== Listing ==

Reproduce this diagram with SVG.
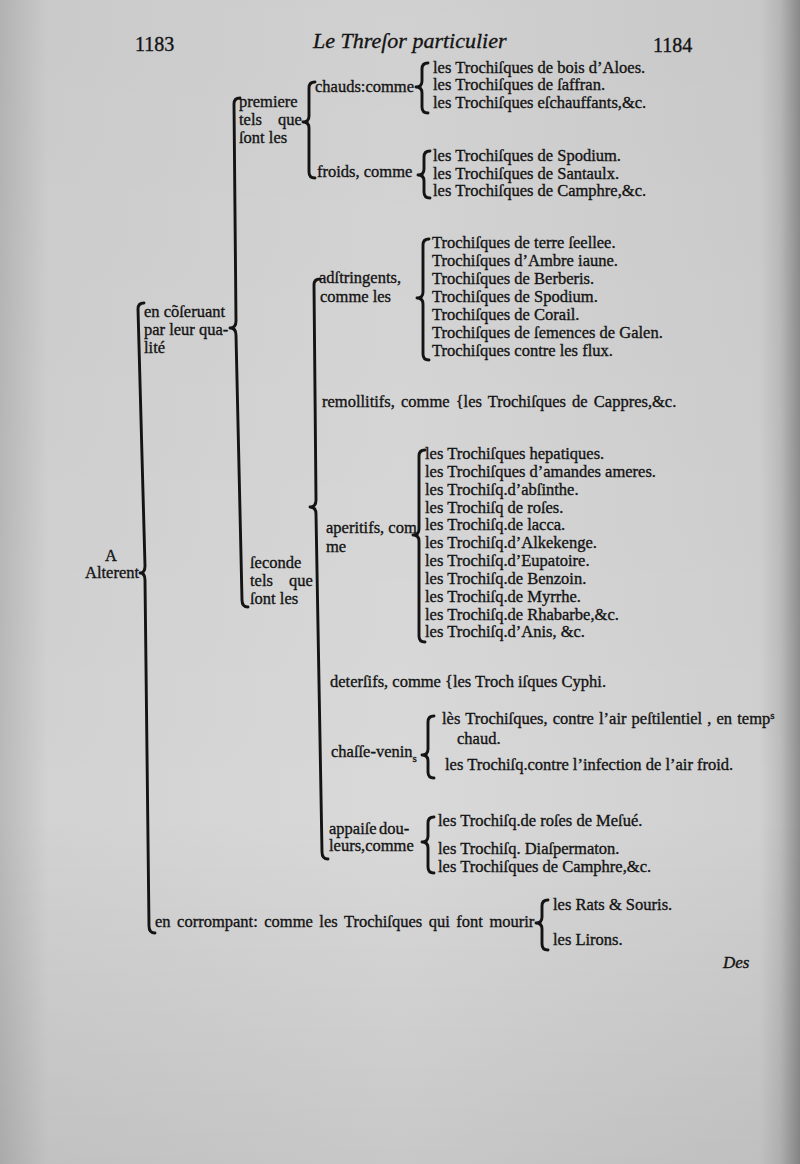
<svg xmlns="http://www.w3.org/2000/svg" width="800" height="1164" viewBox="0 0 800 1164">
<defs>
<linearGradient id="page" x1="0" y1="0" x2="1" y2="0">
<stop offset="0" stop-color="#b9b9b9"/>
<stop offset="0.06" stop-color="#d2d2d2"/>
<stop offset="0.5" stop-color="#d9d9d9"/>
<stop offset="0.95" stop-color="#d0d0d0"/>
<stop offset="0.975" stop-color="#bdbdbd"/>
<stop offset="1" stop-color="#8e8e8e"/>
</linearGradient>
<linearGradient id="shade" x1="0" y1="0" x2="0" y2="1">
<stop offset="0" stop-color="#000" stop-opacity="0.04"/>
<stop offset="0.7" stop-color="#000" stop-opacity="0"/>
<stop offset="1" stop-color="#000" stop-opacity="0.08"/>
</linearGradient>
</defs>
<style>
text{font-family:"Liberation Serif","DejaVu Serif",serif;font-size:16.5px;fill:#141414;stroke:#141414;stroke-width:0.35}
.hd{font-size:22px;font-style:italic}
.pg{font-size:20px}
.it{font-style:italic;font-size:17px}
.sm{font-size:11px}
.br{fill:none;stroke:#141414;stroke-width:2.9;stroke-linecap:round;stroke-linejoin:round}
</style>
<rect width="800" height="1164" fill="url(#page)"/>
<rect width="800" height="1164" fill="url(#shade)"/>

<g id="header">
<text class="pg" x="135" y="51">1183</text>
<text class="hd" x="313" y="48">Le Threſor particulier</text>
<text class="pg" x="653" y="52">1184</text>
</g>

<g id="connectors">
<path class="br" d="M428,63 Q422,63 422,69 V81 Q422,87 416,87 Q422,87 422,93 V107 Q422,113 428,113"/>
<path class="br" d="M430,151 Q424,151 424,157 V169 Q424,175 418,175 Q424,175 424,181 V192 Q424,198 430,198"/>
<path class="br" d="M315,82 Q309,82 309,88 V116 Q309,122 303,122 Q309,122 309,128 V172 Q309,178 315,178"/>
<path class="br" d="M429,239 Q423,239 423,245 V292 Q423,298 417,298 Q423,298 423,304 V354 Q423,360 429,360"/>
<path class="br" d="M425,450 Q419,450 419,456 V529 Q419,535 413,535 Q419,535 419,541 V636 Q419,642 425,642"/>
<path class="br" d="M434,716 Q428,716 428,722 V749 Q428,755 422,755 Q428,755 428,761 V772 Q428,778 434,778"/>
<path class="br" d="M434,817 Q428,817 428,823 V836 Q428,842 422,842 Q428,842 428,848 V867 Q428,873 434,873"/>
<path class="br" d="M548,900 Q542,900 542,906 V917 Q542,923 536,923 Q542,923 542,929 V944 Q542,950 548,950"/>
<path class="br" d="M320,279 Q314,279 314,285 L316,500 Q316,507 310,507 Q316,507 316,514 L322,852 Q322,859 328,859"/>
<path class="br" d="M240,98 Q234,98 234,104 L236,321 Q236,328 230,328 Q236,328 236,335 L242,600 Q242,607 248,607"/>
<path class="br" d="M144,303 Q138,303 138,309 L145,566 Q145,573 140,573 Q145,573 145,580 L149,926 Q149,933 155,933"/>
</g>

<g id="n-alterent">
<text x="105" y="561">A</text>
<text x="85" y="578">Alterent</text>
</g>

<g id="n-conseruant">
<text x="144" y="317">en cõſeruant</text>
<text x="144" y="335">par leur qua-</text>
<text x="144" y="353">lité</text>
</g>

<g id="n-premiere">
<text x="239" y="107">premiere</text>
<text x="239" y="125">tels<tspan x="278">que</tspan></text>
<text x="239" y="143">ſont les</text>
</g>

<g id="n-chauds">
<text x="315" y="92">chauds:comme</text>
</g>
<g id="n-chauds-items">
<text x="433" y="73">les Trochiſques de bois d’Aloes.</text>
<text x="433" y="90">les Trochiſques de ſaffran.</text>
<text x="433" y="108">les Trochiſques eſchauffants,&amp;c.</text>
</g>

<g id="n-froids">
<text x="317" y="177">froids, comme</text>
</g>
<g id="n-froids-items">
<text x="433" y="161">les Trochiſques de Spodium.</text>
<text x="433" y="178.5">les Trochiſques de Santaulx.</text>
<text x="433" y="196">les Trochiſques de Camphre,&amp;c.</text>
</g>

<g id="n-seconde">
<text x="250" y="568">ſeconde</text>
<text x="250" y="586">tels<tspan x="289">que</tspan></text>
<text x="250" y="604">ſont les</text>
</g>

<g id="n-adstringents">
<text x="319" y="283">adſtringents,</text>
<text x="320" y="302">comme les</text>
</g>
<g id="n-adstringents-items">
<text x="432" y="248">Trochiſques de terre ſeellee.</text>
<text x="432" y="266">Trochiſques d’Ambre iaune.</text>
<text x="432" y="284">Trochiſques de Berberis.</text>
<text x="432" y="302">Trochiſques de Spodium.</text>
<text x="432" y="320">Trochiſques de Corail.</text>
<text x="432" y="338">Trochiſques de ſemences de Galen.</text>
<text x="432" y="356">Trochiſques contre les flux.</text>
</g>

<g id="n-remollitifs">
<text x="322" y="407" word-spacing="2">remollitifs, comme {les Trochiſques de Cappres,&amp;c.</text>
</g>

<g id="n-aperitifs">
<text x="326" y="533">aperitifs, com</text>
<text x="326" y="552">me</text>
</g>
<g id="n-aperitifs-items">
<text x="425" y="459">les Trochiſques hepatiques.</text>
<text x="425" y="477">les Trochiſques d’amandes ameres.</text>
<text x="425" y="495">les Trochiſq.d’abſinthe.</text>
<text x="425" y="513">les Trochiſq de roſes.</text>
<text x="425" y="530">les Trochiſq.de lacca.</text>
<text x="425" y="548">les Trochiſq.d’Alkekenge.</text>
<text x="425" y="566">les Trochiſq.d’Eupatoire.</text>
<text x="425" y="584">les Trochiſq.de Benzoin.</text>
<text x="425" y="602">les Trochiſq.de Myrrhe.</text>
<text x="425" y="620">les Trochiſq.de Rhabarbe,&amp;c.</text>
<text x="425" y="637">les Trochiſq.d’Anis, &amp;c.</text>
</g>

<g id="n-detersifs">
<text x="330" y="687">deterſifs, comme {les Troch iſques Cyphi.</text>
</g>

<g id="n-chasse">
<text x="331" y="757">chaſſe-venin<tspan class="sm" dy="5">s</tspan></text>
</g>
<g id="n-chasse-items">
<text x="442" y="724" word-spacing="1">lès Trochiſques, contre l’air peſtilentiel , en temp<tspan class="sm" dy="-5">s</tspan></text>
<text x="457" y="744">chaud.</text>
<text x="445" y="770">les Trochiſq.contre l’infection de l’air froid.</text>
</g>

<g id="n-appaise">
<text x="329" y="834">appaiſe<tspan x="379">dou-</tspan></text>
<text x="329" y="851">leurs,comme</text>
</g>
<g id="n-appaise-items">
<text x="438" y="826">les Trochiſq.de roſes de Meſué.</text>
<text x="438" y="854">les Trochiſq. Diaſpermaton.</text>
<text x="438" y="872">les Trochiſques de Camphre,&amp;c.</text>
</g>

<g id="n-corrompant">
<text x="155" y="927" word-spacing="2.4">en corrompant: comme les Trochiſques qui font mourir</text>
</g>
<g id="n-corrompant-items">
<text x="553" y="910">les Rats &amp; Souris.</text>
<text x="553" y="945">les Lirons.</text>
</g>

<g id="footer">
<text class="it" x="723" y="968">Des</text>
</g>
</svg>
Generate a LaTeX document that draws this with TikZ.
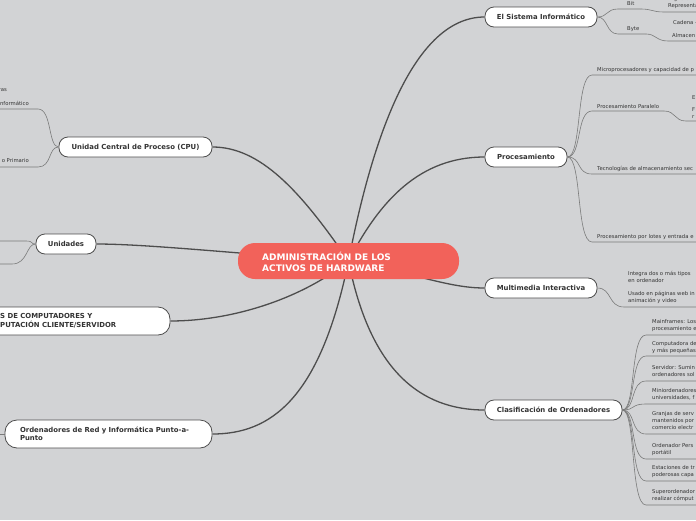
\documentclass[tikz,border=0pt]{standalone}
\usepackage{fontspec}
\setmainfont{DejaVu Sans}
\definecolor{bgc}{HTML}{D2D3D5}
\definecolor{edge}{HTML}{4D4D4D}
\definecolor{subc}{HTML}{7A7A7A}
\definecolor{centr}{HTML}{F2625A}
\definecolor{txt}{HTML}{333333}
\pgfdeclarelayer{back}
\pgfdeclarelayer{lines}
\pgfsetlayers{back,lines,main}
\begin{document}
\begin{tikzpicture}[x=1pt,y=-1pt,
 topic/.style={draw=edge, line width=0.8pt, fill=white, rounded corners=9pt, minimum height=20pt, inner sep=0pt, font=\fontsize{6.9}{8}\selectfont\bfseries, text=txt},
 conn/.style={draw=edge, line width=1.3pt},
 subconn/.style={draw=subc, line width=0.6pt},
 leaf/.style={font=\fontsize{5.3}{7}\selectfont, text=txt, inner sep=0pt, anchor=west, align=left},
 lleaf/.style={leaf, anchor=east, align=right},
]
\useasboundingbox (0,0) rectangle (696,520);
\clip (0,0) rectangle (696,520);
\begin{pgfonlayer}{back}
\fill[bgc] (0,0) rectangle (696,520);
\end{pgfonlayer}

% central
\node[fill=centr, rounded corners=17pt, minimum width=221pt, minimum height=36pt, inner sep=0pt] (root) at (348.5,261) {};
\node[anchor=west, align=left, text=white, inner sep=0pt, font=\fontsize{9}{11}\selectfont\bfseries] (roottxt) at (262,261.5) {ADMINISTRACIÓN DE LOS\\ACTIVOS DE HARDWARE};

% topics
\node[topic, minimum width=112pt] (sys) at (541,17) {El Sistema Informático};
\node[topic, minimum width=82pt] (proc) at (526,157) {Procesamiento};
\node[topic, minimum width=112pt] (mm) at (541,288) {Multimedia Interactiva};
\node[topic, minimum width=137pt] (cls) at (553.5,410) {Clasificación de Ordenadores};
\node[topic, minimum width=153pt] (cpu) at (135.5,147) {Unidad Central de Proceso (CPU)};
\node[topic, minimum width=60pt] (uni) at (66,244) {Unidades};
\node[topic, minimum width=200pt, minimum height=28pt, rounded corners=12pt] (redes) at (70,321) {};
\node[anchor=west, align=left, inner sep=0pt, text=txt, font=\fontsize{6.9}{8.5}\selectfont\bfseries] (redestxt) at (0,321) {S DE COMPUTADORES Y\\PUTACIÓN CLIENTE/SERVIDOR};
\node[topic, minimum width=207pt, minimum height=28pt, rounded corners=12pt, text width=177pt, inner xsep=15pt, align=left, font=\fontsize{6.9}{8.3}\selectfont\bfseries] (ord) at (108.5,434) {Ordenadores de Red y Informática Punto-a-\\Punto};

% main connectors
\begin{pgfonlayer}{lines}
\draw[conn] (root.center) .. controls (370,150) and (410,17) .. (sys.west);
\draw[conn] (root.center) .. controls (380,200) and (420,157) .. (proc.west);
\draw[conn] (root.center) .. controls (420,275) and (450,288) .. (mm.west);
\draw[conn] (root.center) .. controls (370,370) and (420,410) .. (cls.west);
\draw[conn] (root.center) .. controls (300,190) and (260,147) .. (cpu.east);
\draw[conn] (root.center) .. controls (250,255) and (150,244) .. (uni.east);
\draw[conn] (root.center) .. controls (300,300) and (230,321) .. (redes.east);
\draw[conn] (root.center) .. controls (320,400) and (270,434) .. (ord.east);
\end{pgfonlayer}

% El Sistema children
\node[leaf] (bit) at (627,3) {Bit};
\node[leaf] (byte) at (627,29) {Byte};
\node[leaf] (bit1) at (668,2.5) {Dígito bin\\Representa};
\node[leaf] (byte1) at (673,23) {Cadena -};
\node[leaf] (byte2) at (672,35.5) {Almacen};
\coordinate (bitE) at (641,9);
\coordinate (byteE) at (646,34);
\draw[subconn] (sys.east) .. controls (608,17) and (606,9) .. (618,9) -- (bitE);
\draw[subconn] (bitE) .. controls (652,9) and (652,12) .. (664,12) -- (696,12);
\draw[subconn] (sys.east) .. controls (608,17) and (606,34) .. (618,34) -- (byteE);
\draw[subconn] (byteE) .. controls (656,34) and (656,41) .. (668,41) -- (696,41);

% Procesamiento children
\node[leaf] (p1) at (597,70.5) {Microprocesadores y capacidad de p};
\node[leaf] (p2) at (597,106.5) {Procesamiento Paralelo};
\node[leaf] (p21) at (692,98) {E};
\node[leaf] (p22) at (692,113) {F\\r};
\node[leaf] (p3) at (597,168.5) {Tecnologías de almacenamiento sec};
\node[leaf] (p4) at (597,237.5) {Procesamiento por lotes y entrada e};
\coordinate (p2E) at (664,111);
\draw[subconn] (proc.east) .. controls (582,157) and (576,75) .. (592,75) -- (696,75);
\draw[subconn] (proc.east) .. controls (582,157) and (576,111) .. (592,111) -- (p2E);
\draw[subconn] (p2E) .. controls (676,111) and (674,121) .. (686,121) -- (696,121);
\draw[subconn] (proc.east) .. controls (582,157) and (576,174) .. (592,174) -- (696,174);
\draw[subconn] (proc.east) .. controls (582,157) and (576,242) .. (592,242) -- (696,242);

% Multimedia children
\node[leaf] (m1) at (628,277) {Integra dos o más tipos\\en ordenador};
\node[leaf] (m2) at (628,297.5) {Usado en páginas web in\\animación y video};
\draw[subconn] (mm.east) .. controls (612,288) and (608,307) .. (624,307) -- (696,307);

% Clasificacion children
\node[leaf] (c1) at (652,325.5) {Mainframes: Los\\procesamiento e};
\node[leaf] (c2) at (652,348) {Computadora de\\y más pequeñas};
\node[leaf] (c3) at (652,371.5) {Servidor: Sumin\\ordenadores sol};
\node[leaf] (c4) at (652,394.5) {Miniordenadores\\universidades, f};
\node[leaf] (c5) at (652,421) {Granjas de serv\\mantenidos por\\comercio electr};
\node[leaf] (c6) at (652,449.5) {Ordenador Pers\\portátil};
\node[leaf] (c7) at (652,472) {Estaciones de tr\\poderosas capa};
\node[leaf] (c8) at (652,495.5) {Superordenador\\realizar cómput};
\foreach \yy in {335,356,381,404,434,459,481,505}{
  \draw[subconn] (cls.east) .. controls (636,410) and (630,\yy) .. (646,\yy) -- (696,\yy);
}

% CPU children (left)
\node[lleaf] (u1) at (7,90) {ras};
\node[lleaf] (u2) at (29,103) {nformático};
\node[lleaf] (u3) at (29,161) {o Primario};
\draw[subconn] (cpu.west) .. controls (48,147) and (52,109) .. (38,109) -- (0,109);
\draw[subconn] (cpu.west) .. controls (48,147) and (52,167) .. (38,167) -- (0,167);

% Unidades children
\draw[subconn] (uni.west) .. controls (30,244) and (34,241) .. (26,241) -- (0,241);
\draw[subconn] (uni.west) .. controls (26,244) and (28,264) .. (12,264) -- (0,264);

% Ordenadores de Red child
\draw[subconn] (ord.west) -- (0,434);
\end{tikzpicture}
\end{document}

== What the exercise asks ==
Using the listing above, work out how many of its lines include "with", and give only the result.

== Output of the task ==
2